***** Data segment

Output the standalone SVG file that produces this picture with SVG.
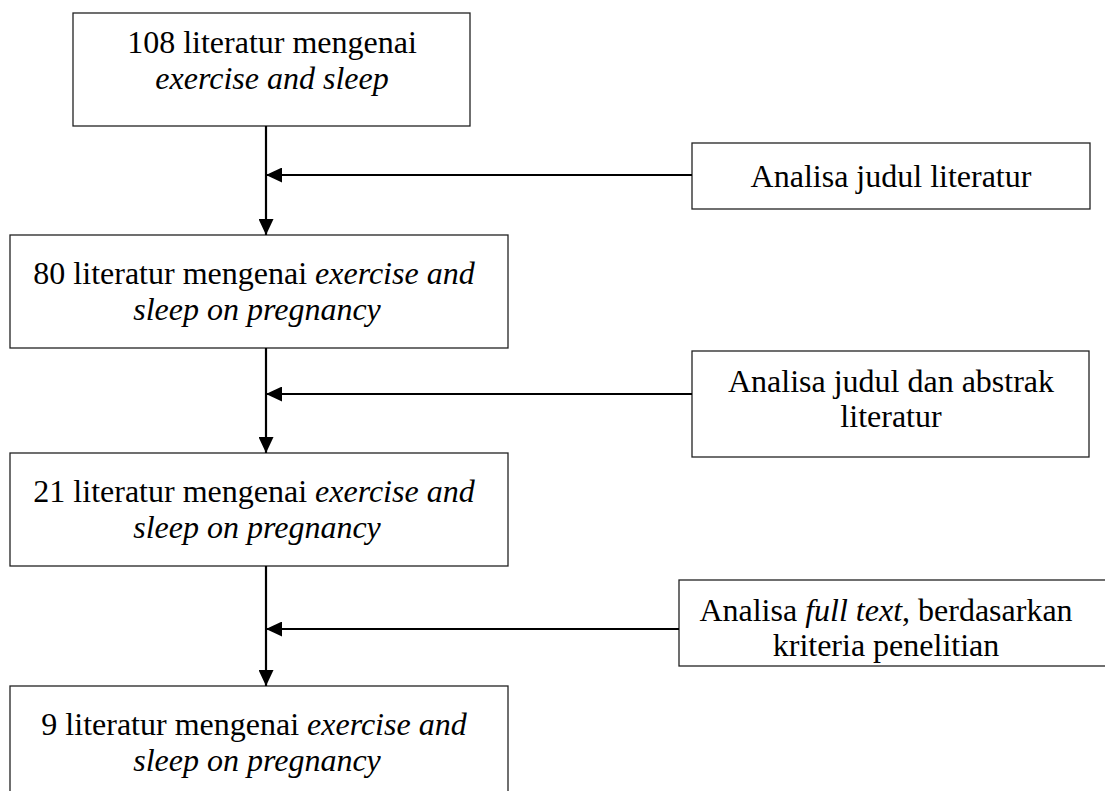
<svg xmlns="http://www.w3.org/2000/svg" width="1105" height="791" viewBox="0 0 1105 791">
<style>
.box{fill:#fff;stroke:#222;stroke-width:1.3}
.t{font-family:"Liberation Serif","Times New Roman",serif;font-size:32px;fill:#000;text-anchor:middle}
.i{font-style:italic}
.c{stroke:#000;stroke-width:2.2;fill:none}
</style>
<defs>
<marker id="ah" markerUnits="userSpaceOnUse" markerWidth="16" markerHeight="15" refX="16" refY="7.5" orient="auto" viewBox="0 0 16 15">
<path d="M0,0 L16,7.5 L0,15 z" fill="#000"/>
</marker>
</defs>
<rect width="1105" height="791" fill="#fff"/>
<g id="n1">
<rect class="box" x="73" y="13" width="397" height="113"/>
<text class="t" x="272" y="53">108 literatur mengenai</text>
<text class="t i" x="272" y="89">exercise and sleep</text>
</g>
<g id="n2">
<rect class="box" x="10" y="235" width="498" height="113"/>
<text class="t" x="254" y="284">80 literatur mengenai <tspan class="i">exercise and</tspan></text>
<text class="t i" x="257" y="320">sleep on pregnancy</text>
</g>
<g id="n3">
<rect class="box" x="10" y="453" width="498" height="113"/>
<text class="t" x="254" y="502">21 literatur mengenai <tspan class="i">exercise and</tspan></text>
<text class="t i" x="257" y="538">sleep on pregnancy</text>
</g>
<g id="n4">
<rect class="box" x="10" y="686" width="498" height="120"/>
<text class="t" x="254" y="735">9 literatur mengenai <tspan class="i">exercise and</tspan></text>
<text class="t i" x="257" y="771">sleep on pregnancy</text>
</g>
<g id="r1">
<rect class="box" x="692" y="143" width="398" height="66"/>
<text class="t" x="891" y="187">Analisa judul literatur</text>
</g>
<g id="r2">
<rect class="box" x="692" y="351" width="397" height="106"/>
<text class="t" x="891" y="392">Analisa judul dan abstrak</text>
<text class="t" x="891" y="427">literatur</text>
</g>
<g id="r3">
<rect class="box" x="679" y="580" width="430" height="86"/>
<text class="t" x="886" y="621">Analisa <tspan class="i">full text</tspan>, berdasarkan</text>
<text class="t" x="886" y="656">kriteria penelitian</text>
</g>
<g id="connectors">
<line class="c" x1="266" y1="126" x2="266" y2="235" marker-end="url(#ah)"/>
<line class="c" x1="266" y1="348" x2="266" y2="453" marker-end="url(#ah)"/>
<line class="c" x1="266" y1="566" x2="266" y2="686" marker-end="url(#ah)"/>
<line class="c" x1="692" y1="175" x2="266" y2="175" marker-end="url(#ah)"/>
<line class="c" x1="692" y1="394" x2="266" y2="394" marker-end="url(#ah)"/>
<line class="c" x1="679" y1="629" x2="266" y2="629" marker-end="url(#ah)"/>
</g>
</svg>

**********

Leave out the pictures and reproduce the rest of the listing exactly.

Output the standalone SVG file that produces this picture with SVG.
<svg xmlns="http://www.w3.org/2000/svg" width="1105" height="791" viewBox="0 0 1105 791">
<style>
.box{fill:#fff;stroke:#222;stroke-width:1.3}
.t{font-family:"Liberation Serif","Times New Roman",serif;font-size:32px;fill:#000;text-anchor:middle}
.i{font-style:italic}
.c{stroke:#000;stroke-width:2.2;fill:none}
</style>
<defs>
<marker id="ah" markerUnits="userSpaceOnUse" markerWidth="16" markerHeight="15" refX="16" refY="7.5" orient="auto" viewBox="0 0 16 15">
<path d="M0,0 L16,7.5 L0,15 z" fill="#000"/>
</marker>
</defs>
<rect width="1105" height="791" fill="#fff"/>
<g id="n1">
<rect class="box" x="73" y="13" width="397" height="113"/>
<text class="t" x="272" y="53">108 literatur mengenai</text>
<text class="t i" x="272" y="89">exercise and sleep</text>
</g>
<g id="n2">
<rect class="box" x="10" y="235" width="498" height="113"/>
<text class="t" x="254" y="284">80 literatur mengenai <tspan class="i">exercise and</tspan></text>
<text class="t i" x="257" y="320">sleep on pregnancy</text>
</g>
<g id="n3">
<rect class="box" x="10" y="453" width="498" height="113"/>
<text class="t" x="254" y="502">21 literatur mengenai <tspan class="i">exercise and</tspan></text>
<text class="t i" x="257" y="538">sleep on pregnancy</text>
</g>
<g id="n4">
<rect class="box" x="10" y="686" width="498" height="120"/>
<text class="t" x="254" y="735">9 literatur mengenai <tspan class="i">exercise and</tspan></text>
<text class="t i" x="257" y="771">sleep on pregnancy</text>
</g>
<g id="r1">
<rect class="box" x="692" y="143" width="398" height="66"/>
<text class="t" x="891" y="187">Analisa judul literatur</text>
</g>
<g id="r2">
<rect class="box" x="692" y="351" width="397" height="106"/>
<text class="t" x="891" y="392">Analisa judul dan abstrak</text>
<text class="t" x="891" y="427">literatur</text>
</g>
<g id="r3">
<rect class="box" x="679" y="580" width="430" height="86"/>
<text class="t" x="886" y="621">Analisa <tspan class="i">full text</tspan>, berdasarkan</text>
<text class="t" x="886" y="656">kriteria penelitian</text>
</g>
<g id="connectors">
<line class="c" x1="266" y1="126" x2="266" y2="235" marker-end="url(#ah)"/>
<line class="c" x1="266" y1="348" x2="266" y2="453" marker-end="url(#ah)"/>
<line class="c" x1="266" y1="566" x2="266" y2="686" marker-end="url(#ah)"/>
<line class="c" x1="692" y1="175" x2="266" y2="175" marker-end="url(#ah)"/>
<line class="c" x1="692" y1="394" x2="266" y2="394" marker-end="url(#ah)"/>
<line class="c" x1="679" y1="629" x2="266" y2="629" marker-end="url(#ah)"/>
</g>
</svg>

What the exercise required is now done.